Excellent. And then I know Keith mentioned a lot about kind of lower brand spend in the coming quarter and the rest of the year. Just thoughts on what's driving the lower spend, is it just the timing of the -- some of the marketing expenses that's out there?

Lee Schram

Analyst

Just think of it this way. The way it simply works is when do we go in and do the work of picking the time we're going to make over and then once the production done, when's the advertising that's going to go on, the web series. And I wish I could tell you that they're all time, every quarter, every year, we do the same way, with the same dollars or whatever. It just doesn't work that way. We time things differently, depending on when small business week is, depending on when we can get into the town, get the production behind it, do the actual taping. And so it's just happens to bump up and down and as you know, believe it or not, as that moves around a bit, it allows the quarters, the earnings per shares within those quarters to move around a bit as well.
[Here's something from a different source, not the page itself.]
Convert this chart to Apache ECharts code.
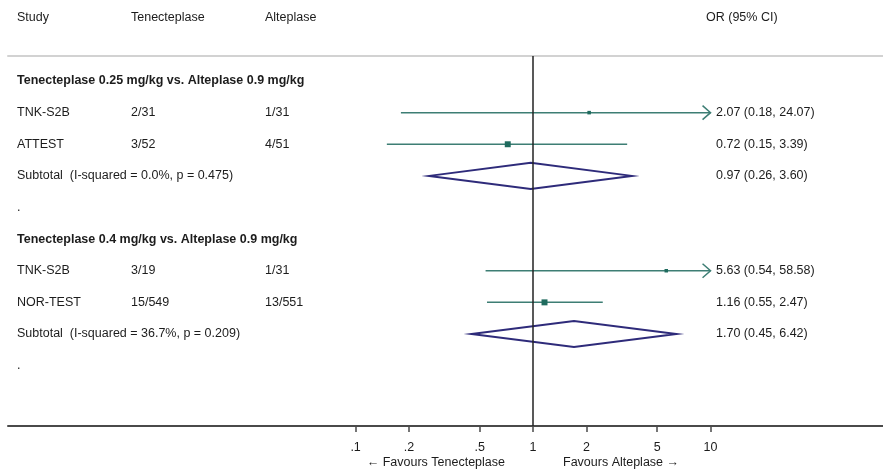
<!DOCTYPE html>
<html><head><meta charset="utf-8">
<script src="https://cdn.jsdelivr.net/npm/echarts@6/dist/echarts.min.js"></script>
<style>html,body{margin:0;padding:0;background:#fff}#c{width:883px;height:472px}</style>
</head><body><div id="c"></div>
<script>
const headers = ['Study', 'Tenecteplase', 'Alteplase', 'OR (95% CI)'];
const groupTitles = ['Tenecteplase 0.25 mg/kg vs. Alteplase 0.9 mg/kg', 'Tenecteplase 0.4 mg/kg vs. Alteplase 0.9 mg/kg'];
const groupRows = [1, 6];
const studyNames = ['TNK-S2B', 'ATTEST', 'TNK-S2B', 'NOR-TEST'];
const tenEvents = ['2/31', '3/52', '3/19', '15/549'];
const altEvents = ['1/31', '4/51', '1/31', '13/551'];
const studyOR = [2.07, 0.72, 5.63, 1.16];
const studyLo = [0.18, 0.15, 0.54, 0.55];
const studyHi = [24.07, 3.39, 58.58, 2.47];
const studyWeight = [15, 85, 14, 86];
const studyRows = [2, 3, 7, 8];
const subtotalLabels = ['Subtotal  (I-squared = 0.0%, p = 0.475)', 'Subtotal  (I-squared = 36.7%, p = 0.209)'];
const subtotalOR = [0.97, 1.70];
const subtotalLo = [0.26, 0.45];
const subtotalHi = [3.60, 6.42];
const subtotalRows = [4, 9];
const spacerRows = [5, 10];
const tickValues = [0.1, 0.2, 0.5, 1, 2, 5, 10];
const tickLabels = ['.1', '.2', '.5', '1', '2', '5', '10'];
const favourLeft = '\u2190 Favours Tenecteplase';
const favourRight = 'Favours Alteplase \u2192';
const displayMax = 10;

const FONT = '"Liberation Sans", Arial, sans-serif';
const FS = 12.5;
const TXT = '#1c1c1c';
const CI_COLOR = '#3d7e74';
const BOX_COLOR = '#1f6b5e';
const DIAMOND_COLOR = '#2e2b7a';
const colX = [17, 131, 265, 716];
const ciText = (o, l, h) => o.toFixed(2) + ' (' + l.toFixed(2) + ', ' + h.toFixed(2) + ')';

const textRows = [];
textRows.push({ row: -1, bold: false, cells: [[colX[0], headers[0]], [colX[1], headers[1]], [colX[2], headers[2]], [706, headers[3]]] });
groupRows.forEach((r, g) => textRows.push({ row: r, bold: true, cells: [[colX[0], groupTitles[g]]] }));
studyRows.forEach((r, i) => textRows.push({ row: r, bold: false, cells: [[colX[0], studyNames[i]], [colX[1], tenEvents[i]], [colX[2], altEvents[i]], [colX[3], ciText(studyOR[i], studyLo[i], studyHi[i])]] }));
subtotalRows.forEach((r, i) => textRows.push({ row: r, bold: false, cells: [[colX[0], subtotalLabels[i]], [colX[3], ciText(subtotalOR[i], subtotalLo[i], subtotalHi[i])]] }));
spacerRows.forEach(r => textRows.push({ row: r, bold: false, cells: [[colX[0], '.']] }));

const chart = echarts.init(document.getElementById('c'), null, { renderer: 'canvas' });

function labelFor(v) {
  for (let i = 0; i < tickValues.length; i++) {
    if (Math.abs(Math.log(v / tickValues[i])) < 1e-6) return tickLabels[i];
  }
  return '';
}

const option = {
  animation: false,
  backgroundColor: '#fff',
  grid: { left: 8, right: 0, top: 56, bottom: 46, containLabel: false, outerBoundsMode: 'none' },
  xAxis: [{
    type: 'log', logBase: 10, min: 0.0011, max: 93.7, position: 'bottom',
    axisLine: { show: true, lineStyle: { color: '#4a4a4a', width: 2 } },
    axisTick: { show: true, customValues: tickValues, length: 6, lineStyle: { color: '#4a4a4a', width: 1.5 } },
    axisLabel: { customValues: tickValues, margin: 15, color: TXT, fontSize: FS, fontFamily: FONT, formatter: labelFor },
    splitLine: { show: false }, minorTick: { show: false }
  }, {
    type: 'log', logBase: 10, min: 0.0011, max: 93.7, position: 'top',
    axisLine: { show: true, lineStyle: { color: '#d2d2d2', width: 2 } },
    axisTick: { show: false }, axisLabel: { show: false }, splitLine: { show: false }
  }],
  yAxis: { type: 'value', inverse: true, min: 0.209, max: 11.91, show: false, splitLine: { show: false } },
  graphic: [
    { type: 'text', x: 505, y: 463, style: { text: favourLeft, align: 'right', verticalAlign: 'middle', font: FS + 'px ' + FONT, fill: TXT } },
    { type: 'text', x: 563, y: 463, style: { text: favourRight, align: 'left', verticalAlign: 'middle', font: FS + 'px ' + FONT, fill: TXT } }
  ],
  series: [
    {
      type: 'line', data: [], silent: true,
      markLine: { silent: true, symbol: ['none', 'none'], label: { show: false },
        lineStyle: { color: '#222', width: 1.5, type: 'solid' }, data: [{ xAxis: 1 }] }
    },
    {
      type: 'custom', silent: true, clip: false,
      data: studyRows.map((r, i) => [studyOR[i], r]),
      renderItem: function (params, api) {
        const i = params.dataIndex;
        const r = studyRows[i];
        const p0 = api.coord([studyLo[i], r]);
        const p1 = api.coord([Math.min(studyHi[i], displayMax), r]);
        const pc = api.coord([studyOR[i], r]);
        const s = 1.8 + 0.45 * Math.sqrt(studyWeight[i]);
        const ch = [
          { type: 'line', shape: { x1: p0[0], y1: p0[1], x2: p1[0], y2: p1[1] }, style: { stroke: CI_COLOR, lineWidth: 1.5 } },
          { type: 'rect', shape: { x: pc[0] - s / 2, y: pc[1] - s / 2, width: s, height: s }, style: { fill: BOX_COLOR } }
        ];
        if (studyHi[i] > displayMax) {
          ch.push({ type: 'polyline', shape: { points: [[p1[0] - 8, p1[1] - 7], [p1[0], p1[1]], [p1[0] - 8, p1[1] + 7]] }, style: { stroke: CI_COLOR, lineWidth: 1.5, fill: null } });
        }
        return { type: 'group', children: ch };
      }
    },
    {
      type: 'custom', silent: true, clip: false,
      data: subtotalRows.map((r, i) => [subtotalOR[i], r]),
      renderItem: function (params, api) {
        const i = params.dataIndex;
        const r = subtotalRows[i];
        const pl = api.coord([subtotalLo[i], r]);
        const ph = api.coord([subtotalHi[i], r]);
        const pc = api.coord([subtotalOR[i], r]);
        const h = 13;
        return { type: 'polygon', shape: { points: [[pl[0], pl[1]], [pc[0], pc[1] - h], [ph[0], ph[1]], [pc[0], pc[1] + h]] },
          style: { stroke: DIAMOND_COLOR, lineWidth: 2, fill: 'rgba(255,255,255,0)' } };
      }
    },
    {
      type: 'custom', silent: true, clip: false,
      data: textRows.map(t => [1, t.row]),
      renderItem: function (params, api) {
        const t = textRows[params.dataIndex];
        const y = api.coord([1, t.row])[1];
        return { type: 'group', children: t.cells.map(c => ({
          type: 'text', x: c[0], y: y,
          style: { text: c[1], align: 'left', verticalAlign: 'middle', font: (t.bold ? 'bold ' : '') + FS + 'px ' + FONT, fill: TXT }
        })) };
      }
    }
  ]
};
chart.setOption(option);
</script>
</body></html>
But that's all it is and that's when we -- we like to reference it because we think it's a fair reference when you consider movement between the quarters on earnings per share. And so that's why we have -- Keith and I believe some quarter for out.

Charles Strauzer

Analyst

Right. So it's just basically timing, that you're not going to get return or you're canceling things.

Lee Schram

Analyst

No, no. We've been feeling like we said in the prepared comments, we feel good about what we're doing. And it's just merely timing quarter-over quarter and what we did last year in the quarter versus this year. Some quarters, we're doing more of this year than last year. Some quarters we're doing less this year than last year. It was just kind of how it's mapping itself out.

Charles Strauzer

Analyst

Got it. And then just lastly, just thinking about the guidance, the organic growth in the quarter was down, roughly 1%, is that kind of a good kind of assumption to is the back half of the year as well, kind of continued working the growth a modest decline there?

Lee Schram

Analyst

We said in the last update and then we published before Keith and I went on the road in the second quarter, that we expect this year's organic growth to be roughly flat. So if you think about the first half of the year down in probably the 1% to 2% range, we would expect the second half of the year to start getting closer to 0 to probably even showing a little bit of growth and getting the fattening roughly flat number for the year, Charlie. So that's the way you should think about it. We're focal very focused on this right now.

Operator

Operator

At this time, there's no other questions in queue. alternate to Mr. Schram for closing remarks.

Lee Schram

Analyst

I just like to thank everybody for your participation to the sell side as for questions today. I would just like to summarize the quarter and as follows, we delivered a very strong second quarter. Second market solutions and other service revenue grew 26% and our mix improved to 38% of total company revenue towards our goal of the 38% this year and 40% next year. And we have established a solid baseline first half of the year and we believe propels us towards revenue growth again in 2017 for an eighth consecutive year. We're now going to roll up our sleeves, we're going to get back to what and we look forward to providing a positive progress report on our next call. I'm going to turn it over to Ed for just some final housekeeping comments.

Ed Merritt

Analyst

Thanks, Lee. Before we conclude the call today and like to mention that Deluxe management will be participating in the following conferences in the third quarter where you can hear more about our transformation. On September 14, we will be at the CL King Best Ideas Conference in New York. Thanks for joining us and that concludes the Deluxe second quarter 2017 earnings call.